— What is expected —
Reproduce nothing but the lines from the start of the material through the line that includes "(v518a) -- (v518b);", both ends included, and omit every picture.

— Dataset excerpt —
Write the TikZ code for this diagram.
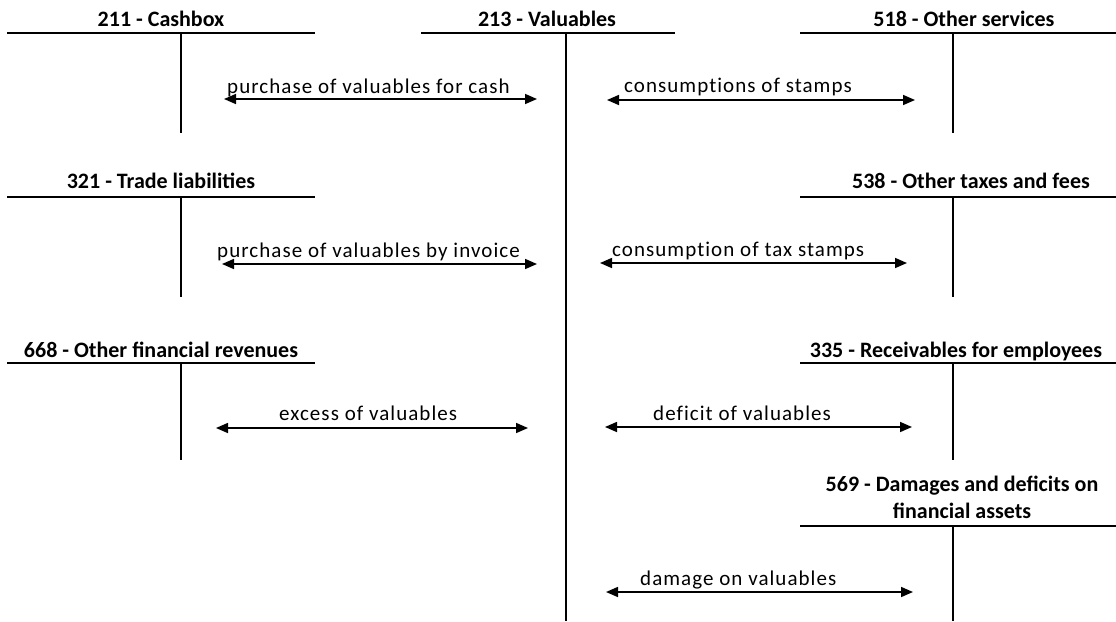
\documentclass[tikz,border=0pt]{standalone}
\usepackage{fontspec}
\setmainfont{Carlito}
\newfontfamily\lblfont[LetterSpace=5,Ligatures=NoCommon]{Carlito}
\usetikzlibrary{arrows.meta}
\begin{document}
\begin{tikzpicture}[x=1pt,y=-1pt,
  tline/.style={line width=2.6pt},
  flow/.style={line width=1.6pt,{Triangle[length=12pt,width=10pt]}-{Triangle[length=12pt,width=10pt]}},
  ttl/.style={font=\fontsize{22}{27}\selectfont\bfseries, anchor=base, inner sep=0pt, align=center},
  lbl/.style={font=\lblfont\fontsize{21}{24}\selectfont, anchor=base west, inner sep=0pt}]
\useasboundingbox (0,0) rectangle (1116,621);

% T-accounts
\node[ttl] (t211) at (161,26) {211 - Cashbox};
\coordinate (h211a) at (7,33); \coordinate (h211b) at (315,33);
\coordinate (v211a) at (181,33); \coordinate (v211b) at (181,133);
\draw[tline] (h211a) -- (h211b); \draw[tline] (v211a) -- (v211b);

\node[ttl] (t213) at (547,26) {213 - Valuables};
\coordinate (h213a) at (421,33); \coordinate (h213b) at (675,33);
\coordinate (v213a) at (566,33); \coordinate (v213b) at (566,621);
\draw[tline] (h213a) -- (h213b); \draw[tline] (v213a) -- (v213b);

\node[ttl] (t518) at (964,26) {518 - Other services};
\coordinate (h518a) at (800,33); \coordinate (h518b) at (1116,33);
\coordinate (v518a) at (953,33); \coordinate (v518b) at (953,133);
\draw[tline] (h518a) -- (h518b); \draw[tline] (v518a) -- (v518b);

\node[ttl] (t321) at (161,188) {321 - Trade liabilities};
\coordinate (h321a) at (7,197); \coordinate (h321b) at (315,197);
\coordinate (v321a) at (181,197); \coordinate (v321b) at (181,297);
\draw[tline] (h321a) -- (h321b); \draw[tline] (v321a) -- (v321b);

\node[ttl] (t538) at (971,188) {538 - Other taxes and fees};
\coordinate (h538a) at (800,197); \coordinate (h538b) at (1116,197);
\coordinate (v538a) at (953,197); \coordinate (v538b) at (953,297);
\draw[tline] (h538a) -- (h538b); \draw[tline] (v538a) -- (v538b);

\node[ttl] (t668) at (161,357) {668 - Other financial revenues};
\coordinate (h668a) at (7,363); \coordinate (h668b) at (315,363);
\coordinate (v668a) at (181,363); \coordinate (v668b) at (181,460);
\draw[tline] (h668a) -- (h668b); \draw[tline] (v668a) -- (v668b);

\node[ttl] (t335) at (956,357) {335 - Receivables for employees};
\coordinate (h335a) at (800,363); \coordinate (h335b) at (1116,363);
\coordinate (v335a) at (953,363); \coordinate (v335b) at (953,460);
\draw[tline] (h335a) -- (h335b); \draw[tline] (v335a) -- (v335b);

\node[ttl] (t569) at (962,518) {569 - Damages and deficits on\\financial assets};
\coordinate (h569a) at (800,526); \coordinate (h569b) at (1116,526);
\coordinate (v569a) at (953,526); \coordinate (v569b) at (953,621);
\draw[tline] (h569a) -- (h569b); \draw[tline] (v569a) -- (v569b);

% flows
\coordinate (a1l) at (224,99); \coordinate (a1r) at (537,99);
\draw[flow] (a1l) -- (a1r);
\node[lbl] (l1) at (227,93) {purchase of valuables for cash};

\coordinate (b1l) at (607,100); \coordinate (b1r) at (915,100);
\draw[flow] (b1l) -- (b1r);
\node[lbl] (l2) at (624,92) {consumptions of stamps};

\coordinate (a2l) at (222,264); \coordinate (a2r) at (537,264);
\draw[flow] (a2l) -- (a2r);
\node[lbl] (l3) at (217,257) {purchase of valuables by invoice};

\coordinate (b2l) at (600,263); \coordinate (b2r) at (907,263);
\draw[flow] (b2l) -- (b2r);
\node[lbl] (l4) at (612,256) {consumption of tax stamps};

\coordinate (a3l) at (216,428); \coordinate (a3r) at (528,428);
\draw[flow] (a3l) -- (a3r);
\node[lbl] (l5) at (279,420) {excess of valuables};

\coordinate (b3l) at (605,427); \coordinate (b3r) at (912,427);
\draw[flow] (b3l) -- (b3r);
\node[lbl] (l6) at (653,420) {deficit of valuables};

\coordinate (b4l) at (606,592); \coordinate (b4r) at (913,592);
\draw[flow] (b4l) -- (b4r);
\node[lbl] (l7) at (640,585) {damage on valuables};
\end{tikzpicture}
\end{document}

— Task solution —
Write the TikZ code for this diagram.
\documentclass[tikz,border=0pt]{standalone}
\usepackage{fontspec}
\setmainfont{Carlito}
\newfontfamily\lblfont[LetterSpace=5,Ligatures=NoCommon]{Carlito}
\usetikzlibrary{arrows.meta}
\begin{document}
\begin{tikzpicture}[x=1pt,y=-1pt,
  tline/.style={line width=2.6pt},
  flow/.style={line width=1.6pt,{Triangle[length=12pt,width=10pt]}-{Triangle[length=12pt,width=10pt]}},
  ttl/.style={font=\fontsize{22}{27}\selectfont\bfseries, anchor=base, inner sep=0pt, align=center},
  lbl/.style={font=\lblfont\fontsize{21}{24}\selectfont, anchor=base west, inner sep=0pt}]
\useasboundingbox (0,0) rectangle (1116,621);

% T-accounts
\node[ttl] (t211) at (161,26) {211 - Cashbox};
\coordinate (h211a) at (7,33); \coordinate (h211b) at (315,33);
\coordinate (v211a) at (181,33); \coordinate (v211b) at (181,133);
\draw[tline] (h211a) -- (h211b); \draw[tline] (v211a) -- (v211b);

\node[ttl] (t213) at (547,26) {213 - Valuables};
\coordinate (h213a) at (421,33); \coordinate (h213b) at (675,33);
\coordinate (v213a) at (566,33); \coordinate (v213b) at (566,621);
\draw[tline] (h213a) -- (h213b); \draw[tline] (v213a) -- (v213b);

\node[ttl] (t518) at (964,26) {518 - Other services};
\coordinate (h518a) at (800,33); \coordinate (h518b) at (1116,33);
\coordinate (v518a) at (953,33); \coordinate (v518b) at (953,133);
\draw[tline] (h518a) -- (h518b); \draw[tline] (v518a) -- (v518b);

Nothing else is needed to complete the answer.